Die Grundlage für Barrierefreiheit bilden die Web Content Accessibility Guidelines (WCAG). Diese definieren drei Konformitätsstufen:
- Level A: Grundlegende Anforderungen
- Level AA: Empfohlener Standard (im Rahmen des EAA relevant)
- Level AAA: Höchste Anforderungen (optional).
Level A: Die Basics
- Alternativtexte für Bilder: Jede visuelle Information benötigt eine textbasierte Beschreibung.
- Untertitel für Videos: Videos sollten mit Untertiteln versehen sein.
- Tastaturzugänglichkeit: Die gesamte Website muss ohne Maus bedienbar sein.
- Klare Navigation: Konsistente Menüs und Seitenstrukturen sind essenziell.
- Ausreichende Kontraste: Text muss auch bei schlechten Lichtverhältnissen lesbar sein.
Level AA: Empfohlener Standard
Zusätzlich zu Level A:
- Verbesserte Kontraste: Noch bessere Sichtbarkeit von Inhalten.
- Live-Untertitel für Videos: Auch Echtzeitinhalte sollten barrierefrei sein.
- Alternative Navigationswege: Zum Beispiel durch eine Sitemap.
- Fokus-Hervorhebung: Elemente, die mit der Tastatur angesteuert werden, sollten visuell hervorgehoben sein.
- Responsive Design: Inhalte müssen auf mobilen Geräten genauso gut zugänglich sein wie am Desktop.
Praktische Umsetzung: So gestalten Sie Ihre Website barrierefrei
1. Analyse durchführen
- Prüfen Sie Ihre Website mit automatisierten Tools wie WAVE oder axe DevTools.
- Lassen Sie Ihre Website von Experten bewerten und erstellen Sie eine Prioritätenliste.
- Holen Sie Feedback von Betroffenen ein: Tests mit Menschen mit Behinderungen bieten wertvolle Einblicke.
2. Prioritäten setzen
- Starten Sie mit den Level A-Anforderungen und gehen Sie schrittweise zu Level AA über.
- Konzentrieren Sie sich auf stark frequentierte Seiten wie die Startseite, Produktseiten oder den Checkout.
- Überlegen Sie, welche Inhalte am meisten Barrieren verursachen und optimieren Sie diese zuerst.
3. Technische Maßnahmen umsetzen
- Verwenden Sie ARIA-Labels, um Screenreader-Kompatibilität zu verbessern.
- Optimieren Sie die Tastaturnavigation durch klare Fokus-Punkte.
- Stellen Sie sicher, dass der HTML-Code valide ist und keine Fehler enthält.
- Nutzen Sie Tools wie Pa11y für technische Tests.
4. Inhalte anpassen
- Erstellen Sie beschreibende Alternativtexte für Bilder, z.
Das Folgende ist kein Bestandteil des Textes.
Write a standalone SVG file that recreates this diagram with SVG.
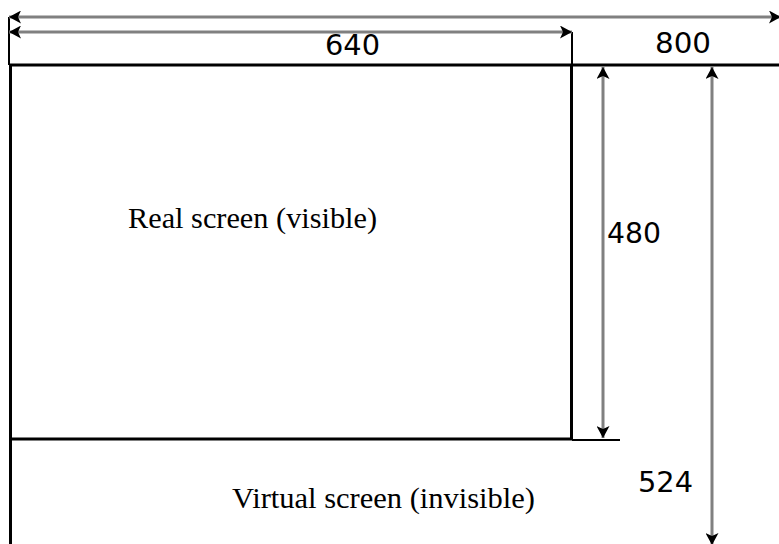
<svg xmlns="http://www.w3.org/2000/svg" width="779" height="544" viewBox="0 0 779 544">
<defs>
<marker id="ah" markerUnits="userSpaceOnUse" markerWidth="13" markerHeight="13" refX="12" refY="6.5" orient="auto-start-reverse" viewBox="0 0 13 13">
<path d="M0,0 L12,6.5 L0,13 L3,6.5 z" fill="#000"/>
</marker>
</defs>
<style>
.dim{stroke:#808080;stroke-width:3;fill:none;marker-start:url(#ah);marker-end:url(#ah)}
.thick{stroke:#000;stroke-width:3;fill:none}
.thin{stroke:#000;stroke-width:2;fill:none}
.num{font-family:"DejaVu Sans",sans-serif;font-size:28px;fill:#000}
.lbl{font-family:"Liberation Serif",serif;font-size:29px;fill:#000}
</style>
<rect width="779" height="544" fill="#fff"/>
<g id="virtual-screen">
<line class="thick" x1="10.5" y1="64" x2="10.5" y2="544"/>
<text class="lbl" x="232" y="508" textLength="303" lengthAdjust="spacingAndGlyphs">Virtual screen (invisible)</text>
</g>
<g id="real-screen">
<line class="thick" x1="9" y1="65" x2="779" y2="65"/>
<line class="thick" x1="571.5" y1="64" x2="571.5" y2="440"/>
<line class="thick" x1="9" y1="439" x2="573" y2="439"/>
<line class="thin" x1="572" y1="440" x2="620" y2="440"/>
<text class="lbl" x="128" y="228" textLength="249" lengthAdjust="spacingAndGlyphs">Real screen  (visible)</text>
</g>
<g id="connectors">
<line class="thin" x1="9" y1="17" x2="9" y2="65"/>
<line class="thin" x1="572" y1="32" x2="572" y2="65"/>
<line class="dim" x1="9" y1="17" x2="781" y2="17"/>
<line class="dim" x1="9" y1="32" x2="572" y2="32"/>
<line class="dim" x1="603" y1="67" x2="603" y2="438"/>
<line class="dim" x1="712" y1="67" x2="712" y2="545"/>
</g>
<g id="labels">
<text class="num" x="325" y="55" textLength="55" lengthAdjust="spacingAndGlyphs">640</text>
<text class="num" x="655" y="53" textLength="56" lengthAdjust="spacingAndGlyphs">800</text>
<text class="num" x="607" y="243" textLength="54" lengthAdjust="spacingAndGlyphs">480</text>
<text class="num" x="638" y="492" textLength="55" lengthAdjust="spacingAndGlyphs">524</text>
</g>
</svg>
B. „Foto eines roten Fahrrads vor einer Backsteinmauer“.
- Strukturieren Sie Überschriften logisch (H1, H2, H3).
- Vermeiden Sie ungenaue Linktexte wie „hier klicken“. Stattdessen: „Mehr über Barrierefreiheit erfahren“.
- Achten Sie auf die Textlänge: Inhalte sollten klar und leicht verständlich sein.
Warum Barrierefreiheit eine Chance ist
Die Umsetzung von Barrierefreiheit hat nicht nur rechtliche Vorteile, sondern bringt auch zahlreiche praktische Benefits:
- Reichweite: Ihre Website wird für Menschen mit Behinderungen zugänglich – eine oft vernachlässigte Zielgruppe mit großer Kaufkraft.
- SEO: Barrierefreie Websites schneiden in Suchmaschinen besser ab, da viele Maßnahmen wie Alternativtexte auch die Auffindbarkeit verbessern.
- Bessere User Experience: Klare Strukturen und Kontraste kommen allen Nutzern zugute.
- Rechtssicherheit: Sie vermeiden Abmahnungen und mögliche Bußgelder.
- Imagegewinn: Ein Unternehmen, das Barrierefreiheit ernst nimmt, zeigt Verantwortung und Engagement für eine inklusive Gesellschaft.
Fazit: Werden Sie aktiv!
Nutzen Sie die Zeit bis zum 28. Juni 2025, um Ihre Website Schritt für Schritt barrierefrei zu gestalten. Starten Sie mit einer gründlichen Analyse, setzen Sie Prioritäten und konzentrieren Sie sich zunächst auf die grundlegenden Anforderungen. Barrierefreiheit ist keine lästige Pflicht, sondern eine wertvolle Chance, Ihr digitales Angebot inklusiver und zukunftssicher zu machen.
Je früher Sie beginnen, desto einfacher wird die Umsetzung – und desto positiver wirken sich die Maßnahmen auf Ihr Unternehmen aus. Machen Sie den ersten Schritt noch heute!
Hinweis: Dieser Artikel bietet eine Orientierung. Für die konkrete Umsetzung und rechtliche Beratung wenden Sie sich an entsprechende Experten.